The 52 percent dive in its stock price during after-hours trading on Wednesday followed reports that PacWest was considering a sale or other capital-raising measures.
PacWest’s struggles come after several other mid-size lenders recently collapsed in the United States, sparking fears over the health of the sector.
“The bank has not experienced out-of-the-ordinary deposit flows following the sale of First Republic Bank and other news,” California-based PacWest said in a statement.
“Our cash and available liquidity remains solid and exceeded our uninsured deposits.”
First Republic, another California-based lender, went under on Monday and was bought by JPMorgan Chase.
In March the failure of three other regional banks and the takeover of Credit Suisse by rival UBS triggered market turmoil.
PacWest also said Wednesday that it had been exploring “strategic asset sales,” including a “$2.7 billion Lender Finance loan portfolio” sale that remained “on track.”
It was normal to “continuously review strategic options,” the bank said, adding that it had been “approached by several potential partners and investors” with discussions ongoing.
Tim Waterer, chief market analyst at KCM Trade, told Bloomberg that PacWest’s statement “offers little in the way of confidence.”

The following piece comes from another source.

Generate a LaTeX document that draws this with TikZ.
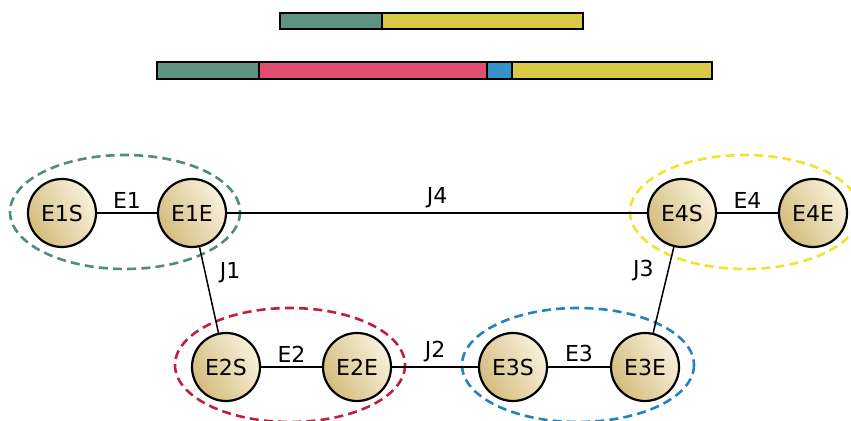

Despite Federal Reserve Chair Jerome Powell’s “best efforts” to calm the market, Waterer said “there is nothing to suggest that the banking crisis is at an end.”
PacWest shares were down about 38 percent in pre-market trading on Thursday.
On Wednesday, the Federal Reserve raised its benchmark lending rate for a 10th time, continuing its fight against inflation, which remains above its long-term target of two percent.
Shares in other regional US banks, which have been under pressure following the recent failures, also closed lower Wednesday.
Western Alliance Bancorp, whose share price dropped up to 38 percent in post-market trading, also sought to boost confidence among investors, saying it too had “not experienced unusual deposit flows.”